More significant change is afoot through the use of data analytics for both clinical and non-clinical insights. “We are collecting about 55% of all our patients’ clinical data electronically, which is enabling us to create a digital warehouse. This digital warehouse, in turn, is enabling us to do data mining and use this data in different ways,” says Reddy.
These efforts are helping Apollo in workflow prediction, staffing, communication, etc., and helping the organization turn into a data-driven enterprise.
One of the key areas in which analytics is being applied at Apollo, according to Reddy, is the use of predictive analytics for clinical purposes. “We have pioneered the concept of personalized health check-ups in India: instead of a common check-up, it is customized based on analytics of data of almost 1 million patients that have visited our hospitals over the years,” she says.

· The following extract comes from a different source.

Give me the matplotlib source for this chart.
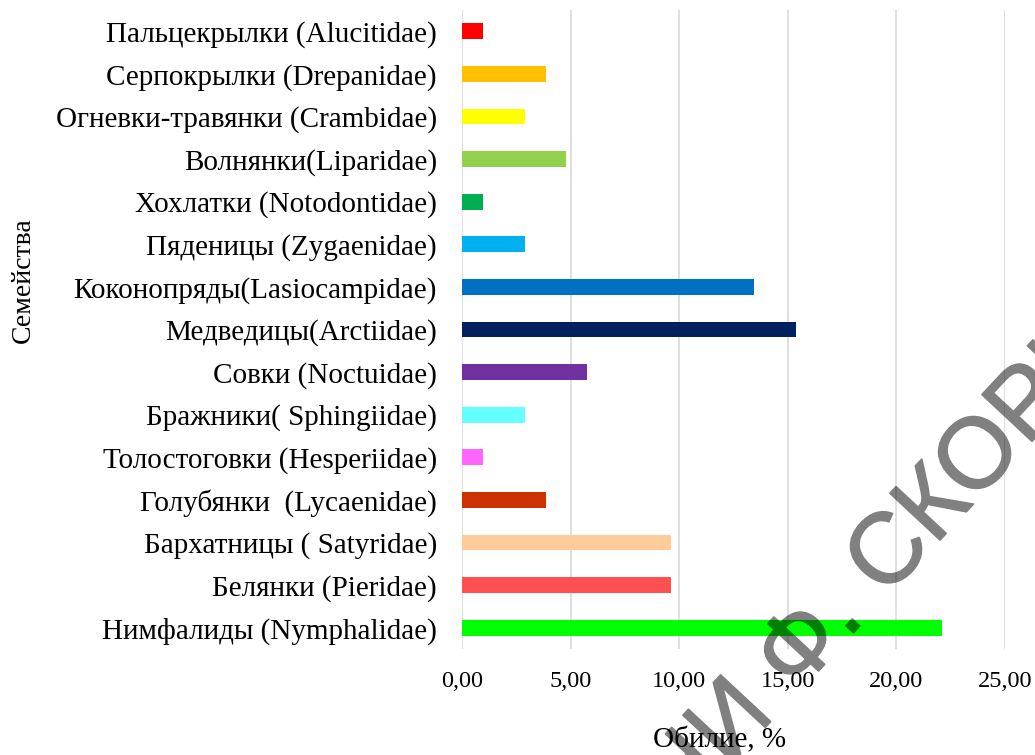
#! /usr/bin/env python3

from matplotlib import pyplot as plt
from matplotlib.font_manager import FontProperties
from matplotlib.patches import PathPatch
from matplotlib.textpath import TextPath
from matplotlib.transforms import Affine2D, IdentityTransform
from matplotlib.ticker import FuncFormatter

# Lepidoptera families, listed bottom to top
families = [
    "Нимфалиды (Nymphalidae)",
    "Белянки (Pieridae)",
    "Бархатницы ( Satyridae)",
    "Голубянки  (Lycaenidae)",
    "Толостоговки (Hesperiidae)",
    "Бражники( Sphingiidae)",
    "Совки (Noctuidae)",
    "Медведицы(Arctiidae)",
    "Коконопряды(Lasiocampidae)",
    "Пяденицы (Zygaenidae)",
    "Хохлатки (Notodontidae)",
    "Волнянки(Liparidae)",
    "Огневки-травянки (Crambidae)",
    "Серпокрылки (Drepanidae)",
    "Пальцекрылки (Alucitidae)",
]
abundance = [22.12, 9.62, 9.62, 3.85, 0.96, 2.88, 5.77, 15.38, 13.46,
             2.88, 0.96, 4.81, 2.88, 3.85, 0.96]
bar_colors = ["#00ff00", "#ff5050", "#ffcc99", "#cc3300", "#ff66ff",
              "#66ffff", "#7030a0", "#002060", "#0070c0", "#00b0f0",
              "#00b050", "#92d050", "#ffff00", "#ffc000", "#ff0000"]
x_ticks = [0, 5, 10, 15, 20, 25]

W, H = 1035, 755


def half_alpha(img, dpi):
    # render the stamp opaque, then fade it as a whole so strokes don't double up
    img = img.copy()
    img[..., 3] *= 0.5
    return img, 0, 0


def main():
    plt.rcParams["font.family"] = ["Liberation Serif", "DejaVu Serif"]

    fig = plt.figure(figsize=(W / 100, H / 100), dpi=100)
    ax = fig.add_axes([462 / W, 1 - 649 / H, 543 / W, 639 / H])

    ypos = range(len(families))
    ax.barh(ypos, abundance, height=0.375, color=bar_colors, zorder=2)

    ax.set_xlim(0, 25)
    ax.set_ylim(-0.5, len(families) - 0.5)
    ax.set_xticks(x_ticks)
    ax.xaxis.set_major_formatter(FuncFormatter(lambda v, _: f"{v:.2f}".replace(".", ",")))
    ax.set_yticks(list(ypos))
    ax.set_yticklabels(families)
    ax.tick_params(axis="both", length=0, colors="black")
    ax.tick_params(axis="y", pad=18, labelsize=21)
    ax.tick_params(axis="x", pad=16, labelsize=17.5)
    ax.grid(axis="x", color="#d9d9d9", linewidth=1.2, zorder=0)
    ax.set_axisbelow(True)
    for s in ax.spines.values():
        s.set_visible(False)

    ax.set_xlabel("Обилие, %", fontsize=21)
    ax.xaxis.set_label_coords(0.475, -0.122)
    ax.set_ylabel("Семейства", fontsize=20)
    ax.yaxis.set_label_coords(-0.785, 0.577)

    # diagonal repository stamp across the lower right corner
    text = "РЕПОЗИТОРИЙ ГГУ ИМЕНИ Ф. СКОРИНЫ"
    prop = FontProperties(family="Liberation Sans")
    size = 100
    path = TextPath((0, 0), text, size=size, prop=prop)
    dot_end = TextPath((0, 0), "РЕПОЗИТОРИЙ ГГУ ИМЕНИ Ф.", size=size, prop=prop).get_extents().x1
    tr = Affine2D().translate(-dot_end, 0).rotate_deg(47).translate(860, H - 626)
    stamp = PathPatch(tr.transform_path(path), facecolor="black", edgecolor="black",
                      linewidth=1.0, transform=IdentityTransform())
    stamp.set_agg_filter(half_alpha)
    fig.add_artist(stamp)

    fig.savefig("out.png", dpi=100)


if __name__ == "__main__":
    main()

The “decision tree” for providing healthcare is being evolved based on scenario building through matching a particular medicine with a particular disease or condition that previous patients had encountered. The result is quicker treatment with improved outcomes.

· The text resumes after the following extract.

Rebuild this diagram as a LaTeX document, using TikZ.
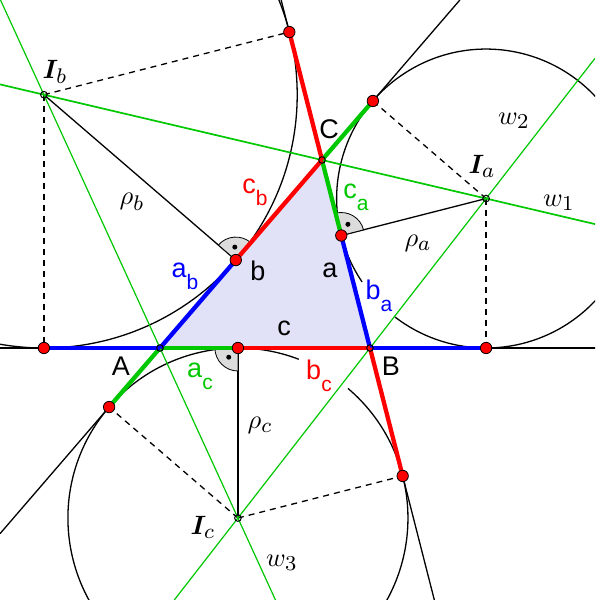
\documentclass[tikz,border=0pt]{standalone}
\usepackage{amsmath}
\usepackage{bm}
\usepackage{graphicx}
\usepackage{fontspec}
\setsansfont{Liberation Sans}
\usetikzlibrary{calc}
\DeclareMathSizes{10}{10}{8}{6}
\definecolor{mygreen}{RGB}{0,200,0}
\definecolor{myblue}{RGB}{0,0,255}
\definecolor{myred}{RGB}{255,0,0}
\definecolor{trifill}{RGB}{225,225,248}
\definecolor{markgray}{RGB}{220,220,220}
\newcommand{\ssub}[2]{#1\raisebox{-12pt}{\fontsize{21}{21}\selectfont #2}}
\newcommand{\bigmath}[1]{\scalebox{2.65}{$#1$}}
\begin{document}
\begin{tikzpicture}[x=1pt,y=-1pt,
  blk/.style={line width=1.3pt},
  circ/.style={line width=1.3pt},
  dsh/.style={line width=1.3pt, dash pattern=on 6pt off 5pt},
  wline/.style={draw=mygreen, line width=1.2pt},
  wmain/.style={draw=mygreen, line width=1.7pt},
  seg/.style={line width=4.3pt},
  rmark/.style={fill=markgray, draw=black, line width=0.8pt},
  tdot/.style={fill=myred, draw=black, line width=0.8pt},
  vdot/.style={draw=black, line width=1pt},
  slab/.style={font=\sffamily\fontsize{27}{27}\selectfont, inner sep=0pt},
  mlab/.style={inner sep=0pt}]
\useasboundingbox (0,0) rectangle (595,600);
\clip (0,0) rectangle (595,600);
% points
\coordinate (A) at (160,348);
\coordinate (B) at (370,348);
\coordinate (C) at (322,160);
\coordinate (Ia) at (486.100,198.533);
\coordinate (Ib) at (43.900,94.700);
\coordinate (Ic) at (237.931,518.026);
\coordinate (Ta1) at (341.279,235.509);
\coordinate (Ta2) at (372.871,100.964);
\coordinate (Ta3) at (486.100,348);
\coordinate (Tb1) at (235.788,260.049);
\coordinate (Tb2) at (289.328,32.036);
\coordinate (Tb3) at (43.900,348);
\coordinate (Tc1) at (237.931,348);
\coordinate (Tc2) at (109.129,407.036);
\coordinate (Tc3) at (402.672,475.964);
% edge points
\coordinate (ABl) at (-5,348);
\coordinate (ABr) at (600,348);
\coordinate (ACl) at (0,533.679);
\coordinate (ACu) at (459.872,0);
\coordinate (BCu) at (281.149,0);
\coordinate (BCd) at (434.340,600);
\coordinate (w1l) at (0,84.392);
\coordinate (w1r) at (595,224.104);
\coordinate (w2u) at (595,58.335);
\coordinate (w2d) at (174.257,600);
\coordinate (w3u) at (0.494,0);
\coordinate (w3d) at (275.504,600);
% triangle
\fill[trifill] (A) -- (B) -- (C) -- cycle;
% excircles
\draw[circ] (Ib) circle[radius=253.300];
\draw[circ] (Ia) ++(146.06:149.467) arc[start angle=146.06, end angle=487.57, radius=149.467];
\draw[circ] (Ic) ++(-49.66:170.026) arc[start angle=-49.66, end angle=290.96, radius=170.026];
% side lines
\draw[blk] (ABl) -- (ABr);
\draw[blk] (ACl) -- (ACu);
\draw[blk] (BCu) -- (BCd);
% radii
\draw[blk] (Ib) -- (Tb1);
\draw[blk] (Ia) -- (Ta1);
\draw[blk] (Ic) -- (Tc1);
\draw[dsh] (Ib) -- (Tb2);
\draw[dsh] (Ib) -- (Tb3);
\draw[dsh] (Ia) -- (Ta2);
\draw[dsh] (Ia) -- (Ta3);
\draw[dsh] (Ic) -- (Tc2);
\draw[dsh] (Ic) -- (Tc3);
% bisectors
\draw[wmain] (w1l) -- (w1r);
\draw[wline] (w2u) -- (w2d);
\draw[wline] (w3u) -- (w3d);
% right angle marks
\filldraw[rmark] (Tb1) -- ++(-139.25:23) arc[start angle=-139.25, end angle=-49.25, radius=23] -- cycle;
\fill (Tb1) ++(-94.25:13) circle[radius=2.5];
\filldraw[rmark] (Ta1) -- ++(-104.32:23) arc[start angle=-104.32, end angle=-14.32, radius=23] -- cycle;
\fill (Ta1) ++(-59.32:13) circle[radius=2.5];
\filldraw[rmark] (Tc1) -- ++(90:23) arc[start angle=90, end angle=180, radius=23] -- cycle;
\fill (Tc1) ++(135:13) circle[radius=2.5];
% coloured segments
\draw[seg, mygreen] (Tc2) -- (A);
\draw[seg, mygreen] (A) -- (Tc1);
\draw[seg, mygreen] (C) -- (Ta1);
\draw[seg, mygreen] (C) -- (Ta2);
\draw[seg, myblue] (Tb3) -- (A);
\draw[seg, myblue] (A) -- (Tb1);
\draw[seg, myblue] (Ta1) -- (B);
\draw[seg, myblue] (B) -- (Ta3);
\draw[seg, myred] (Tb1) -- (C);
\draw[seg, myred] (C) -- (Tb2);
\draw[seg, myred] (Tc1) -- (B);
\draw[seg, myred] (B) -- (Tc3);
% dots
\foreach \p in {Ta1,Ta2,Ta3,Tb1,Tb2,Tb3,Tc1,Tc2,Tc3}
  \filldraw[tdot] (\p) circle[radius=5.7];
\foreach \p in {A,B,C,Ia,Ib,Ic}
  \draw[vdot] (\p) circle[radius=3.3];
% labels
\node[slab] (lC) at (329,129) {C};
\node[slab] (lA) at (121,366) {A};
\node[slab] (lB) at (391,366) {B};
\node[slab] (la) at (330,270) {a};
\node[slab] (lb) at (258,271) {b};
\node[slab] (lc) at (284,328) {c};
\node[slab, text=myred] (lcb) at (255,192) {\ssub{c}{b}};
\node[slab, text=mygreen] (lca) at (356,197) {\ssub{c}{a}};
\node[slab, text=myblue] (lab) at (185,276) {\ssub{a}{b}};
\node[slab, text=myblue] (lba) at (379,296) {\ssub{b}{a}};
\node[slab, text=mygreen] (lac) at (200,376) {\ssub{a}{c}};
\node[slab, text=myred] (lbc) at (319,376) {\ssub{b}{c}};
\node[mlab] (lra) at (418,243) {\bigmath{\rho_a}};
\node[mlab] (lrb) at (132,202) {\bigmath{\rho_b}};
\node[mlab] (lrc) at (260,425) {\bigmath{\rho_c}};
\node[mlab] (lIa) at (482,166) {\bigmath{\bm{I}_a}};
\node[mlab] (lIb) at (55,72) {\bigmath{\bm{I}_b}};
\node[mlab] (lIc) at (203,527) {\bigmath{\bm{I}_c}};
\node[mlab] (lw1) at (559,203) {\bigmath{w_1}};
\node[mlab] (lw2) at (514,121) {\bigmath{w_2}};
\node[mlab] (lw3) at (282,563) {\bigmath{w_3}};
\end{tikzpicture}
\end{document}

“The analytics tool enhances the effectiveness of the medication that doctors choose,” says Reddy.
On the question of the acceptance of such tools by the medical fraternity, she says, “We use these predictive analytics tools in a recommendatory manner, so it’s not forced on the doctors…and we have found a very high degree of acceptance.” Currently being used in its large hospitals, Apollo will soon extend its use to other hospitals as well.

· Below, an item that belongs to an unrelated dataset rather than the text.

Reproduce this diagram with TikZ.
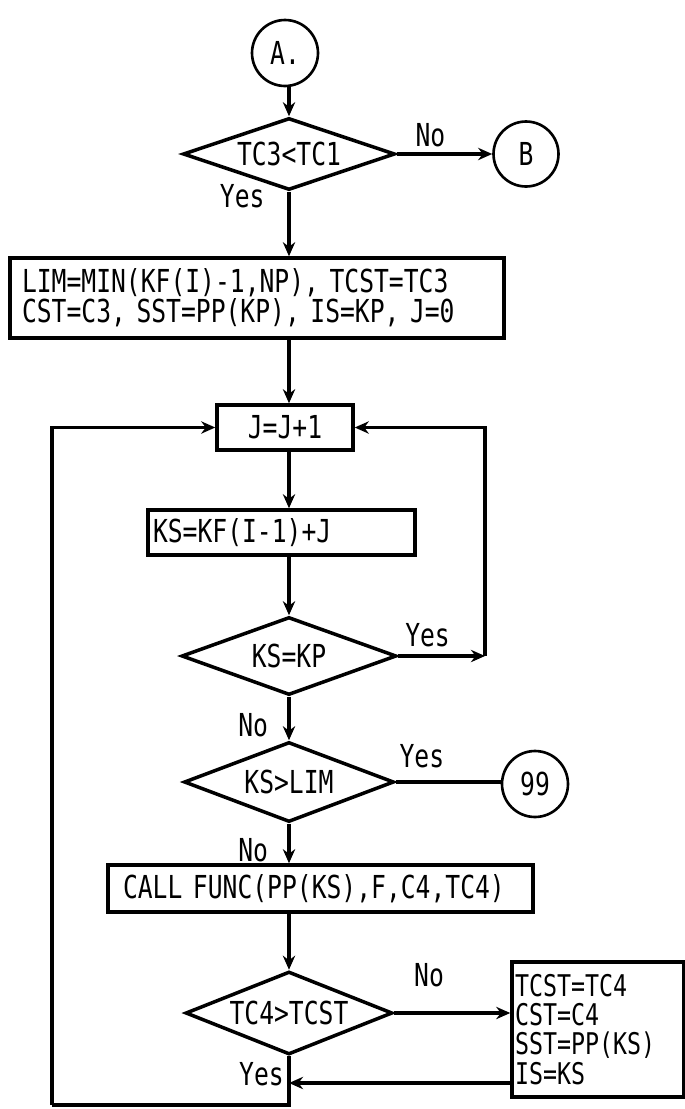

There is a lot of scope for improvement in the way hospitals in India operate and use IT to manage operations and deliver healthcare in a seamless manner taking into account the intricacies involved in settling health insurance claims. According to Gera, “The whole focus now is on getting the data out and efficiency of operations. The way hospitals operate currently is much fractured, as there are multiple complexities involved in their operations.”
And while technology cannot do everything for hospitals, the right tools and processes can make a big difference to the quality and speed of healthcare delivery in India.
Among the tools for improving or aiding clinical outcomes, International Business Machines Corp.’s Watson cognitive computing solutions for healthcare are being considered by many hospitals in India. One of the first to implement it is Manipal Hospital Enterprises Pvt. Ltd. According to IBM, Watson for Oncology is now in use by oncologists at six locations in the Manipal Hospitals network to “provide information and insights to physicians to help them identify personalised, evidence-based cancer care options across India”.
If the past decade signified the modernisation of hospitals in terms of physical infrastructure, medical equipment and the like, the next one is likely to be defined by integration of multiple IT tools, advanced analytics solutions, health monitoring devices and Internet of Things—under which medical devices, computer systems, smartphones and diagnostic equipment will share data with each other in real time for individualised, improved healthcare.